Changing Church situation

My ministry with Christ Presbyterian Church in Danville, VA is in the process of going through a change.  Back in January, we determined that CPC could no longer financially support a full-time minister (no unfaithfulness in tithing should be implied), so we, as a church-plant, had to go through what amounts to a congregational gut check.  Our full-time pastor, Tre’ Smith, would be leaving and we had to decide what the next stage of our church’s life would be.  We asked ourselves questions like, “Should we call another church-planter to come and continue the work?  Do we try and become a particular church but without a full-time pastor?  Or do we throw in the towel and call it quits?”  Our situation being what it was and our desire to see the gospel move forward in this community CPC decided … to proceed with the process of trying to particularize, which is Presbyterian jargon for moving from a church plant status to a particular church.  For any church in our denomination (PCA) to do this, it must have local leadership made up of at least 2 ruling elders.  So our congregation nominated elder candidates.  Our pastor began leadership training, and of the five men who started the training, two men completed it and have been examined by the presbytery and reccommended for election.  I am one of those two candidates.

At the end of this month our congregation will have an organization service where the other elder candidate and I will be ordained to the office of ruling elder.  Also, because I am licensed to preach (by our denomination), I will assume the weekly preaching duties starting in July.  

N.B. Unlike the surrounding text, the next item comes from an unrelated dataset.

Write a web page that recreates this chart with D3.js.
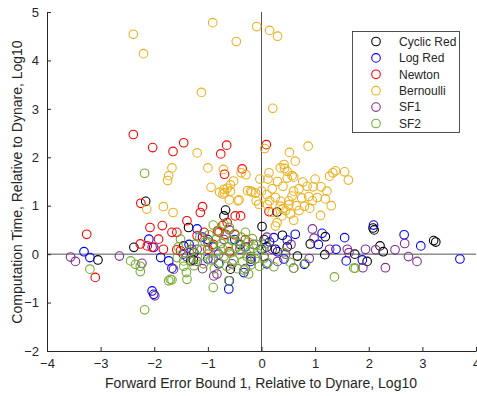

Is the way we are proceeding as a church body ideal or even preferable?  No.  Does it fall in line with normal church-planting patterns?  Not at all.  Could you have convinced me five years ago that I would be where I am today?  Never.  But is the situation in this community in this time with this small band of believers with these obstacles with this powerful gospel a chance for the Lord to get the glory?  Absolutely!  Think about it.  Our heavenly Father whittled Christ’s followers down to a paltry few between Palm Sunday and Easter morning.  But then the resurrection!  And with the resurrection comes freedom from the power of death and sin and power for living.  If we worship a God who can raise the dead, then surely He can glorify himself through these flawed jars of clay at CPC in Danville, VA.